A first step towards nuclear energy security

SIR – The Prime Minister’s recognition of the need for a “national endeavour” to secure the future of the UK’s defence and civil nuclear industry is to be welcomed (Business, March 26). 

The sheer scale and complexity of the dreadnought and warhead programmes, which will ensure our nation’s security from nuclear blackmail, are at the very limit of our technical and scientific capability. The developing Aukus submarine (SSN-A) programme adds to the complexity.

The realisation that only nuclear can meet the future massive growth in the UK’s base-load electrical demand means our civil nuclear programme is also crucial for national security. We require a vast increase in trained scientists, technicians and skilled workers, and the planned private investment of £763 million in skills, jobs and education that will support 40,000 new nuclear-related jobs is a good first step.

Admiral Lord west of Spithead (Lab)
London SW1


SIR – Recently I attended the international event in Barcelona to oppose the closure of Spain’s seven nuclear reactors. It was organised by Stand Up For Nuclear and Econucleares. 

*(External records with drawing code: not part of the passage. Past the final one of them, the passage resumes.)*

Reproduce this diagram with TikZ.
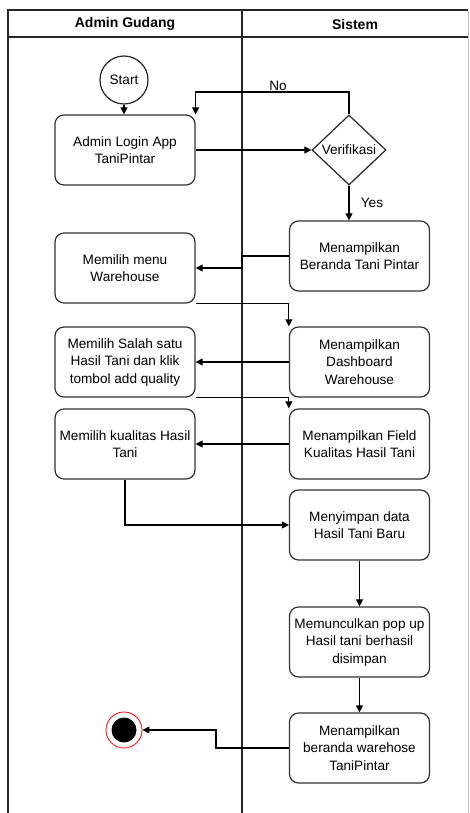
\documentclass[tikz,border=0pt]{standalone}
\usepackage{fontspec}
\setmainfont{Liberation Sans}
\usetikzlibrary{shapes.geometric,arrows.meta}
\begin{document}
\begin{tikzpicture}[x=1pt,y=-1pt,
  box/.style={draw=black!80, line width=1.2pt, rounded corners=9pt, minimum width=140pt, minimum height=70pt, align=center, font=\fontsize{13.6}{17.5}\selectfont, inner sep=1pt},
  arr/.style={-{Triangle[length=7pt,width=7pt]}, line width=1.1pt},
  lane/.style={line width=1.3pt, draw=black!85},
  lbl/.style={font=\fontsize{13.6}{16}\selectfont, inner sep=1pt},
  hdr/.style={font=\fontsize{14}{16}\selectfont\bfseries, inner sep=1pt}]
\useasboundingbox (0,0) rectangle (469,813);
% swimlanes
\draw[lane] (8,813) -- (8,10) -- (468,10);
\draw[lane] (8,37) -- (468,37);
\draw[lane] (242,10) -- (242,813);
\draw[line width=0.6pt, draw=black!25] (468,10) -- (468,813);
\node[hdr] (h1) at (125,24) {Admin Gudang};
\node[hdr] (h2) at (355,24) {Sistem};
% nodes
\node[draw=black!85, line width=1.2pt, circle, minimum size=48pt, inner sep=0pt, font=\fontsize{13.6}{16}\selectfont] (start) at (124,80) {Start};
\node[box] (login) at (125,150) {Admin Login App\\TaniPintar};
\node[draw=black!85, line width=1.2pt, diamond, minimum width=74pt, minimum height=70pt, inner sep=0pt, font=\fontsize{13.6}{16}\selectfont] (dia) at (349,150) {Verifikasi};
\node[box] (beranda) at (359.5,256) {Menampilkan\\Beranda Tani Pintar};
\node[box] (menu) at (125,268) {Memilih menu\\Warehouse};
\node[box] (dash) at (359.5,362) {Menampilkan\\Dashboard\\Warehouse};
\node[box] (salah) at (125,362) {Memilih Salah satu\\Hasil Tani dan klik\\tombol add quality};
\node[box] (field) at (359.5,444) {Menampilkan Field\\Kualitas Hasil Tani};
\node[box] (kual) at (125,444) {Memilih kualitas Hasil\\Tani};
\node[box] (simpan) at (359.5,525) {Menyimpan data\\Hasil Tani Baru};
\node[box] (popup) at (359.5,642) {Memunculkan pop up\\Hasil tani berhasil\\disimpan};
\node[box] (wh) at (359.5,748) {Menampilkan\\beranda warehose\\TaniPintar};
\node[circle, draw=red, line width=0.8pt, minimum size=36pt, inner sep=0pt] (end) at (124,730) {};
\fill (end.center) circle (12.5pt);
% connectors
\draw[arr] (start) -- (start |- login.north);
\draw[arr] (login.east) -- (dia.west);
\coordinate (nTop) at (349,92);
\draw[arr] (dia.north) -- (nTop) -| (login.north east);
\node[lbl] (no) at (278,86) {No};
\draw[arr] (dia.south) -- (dia.south |- beranda.north);
\node[lbl] (yes) at (372,203) {Yes};
\coordinate (b1) at (242,256);
\draw[arr] (beranda.west) -- (b1) |- (menu.east);
\draw[arr] (menu.south east) -| (dash.north west);
\draw[arr] (dash.west) -- (salah.east);
\draw[arr] (salah.south east) -| (field.north west);
\draw[arr] (field.west) -- (kual.east);
\draw[arr] (kual.south) |- (simpan.west);
\draw[arr] (simpan.south) -- (popup.north);
\draw[arr] (popup.south) -- (wh.north);
\coordinate (w1) at (216,748);
\draw[arr] (wh.west) -- (w1) |- (end.east);
\end{tikzpicture}
\end{document}
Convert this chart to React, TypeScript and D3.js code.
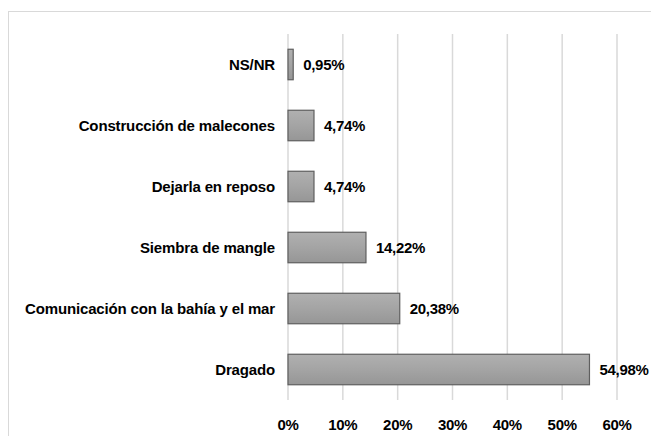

This policy has global implications, as it hinders efforts to tackle climate change, which affects us all. When nuclear plants are closed, fossil fuels such as coal and gas are burnt instead, increasing the emission of greenhouse gases. Germany showed the folly of closing nuclear plants, which resulted in increased carbon-dioxide emissions as it burnt more coal – and even deindustrialisation, as renewables fail to provide reliable energy.

If we are to tackle climate change, we will need far more of the clean, reliable energy that nuclear power plants are able to provide. What’s more, nuclear power requires far less land and resources than many renewable alternatives.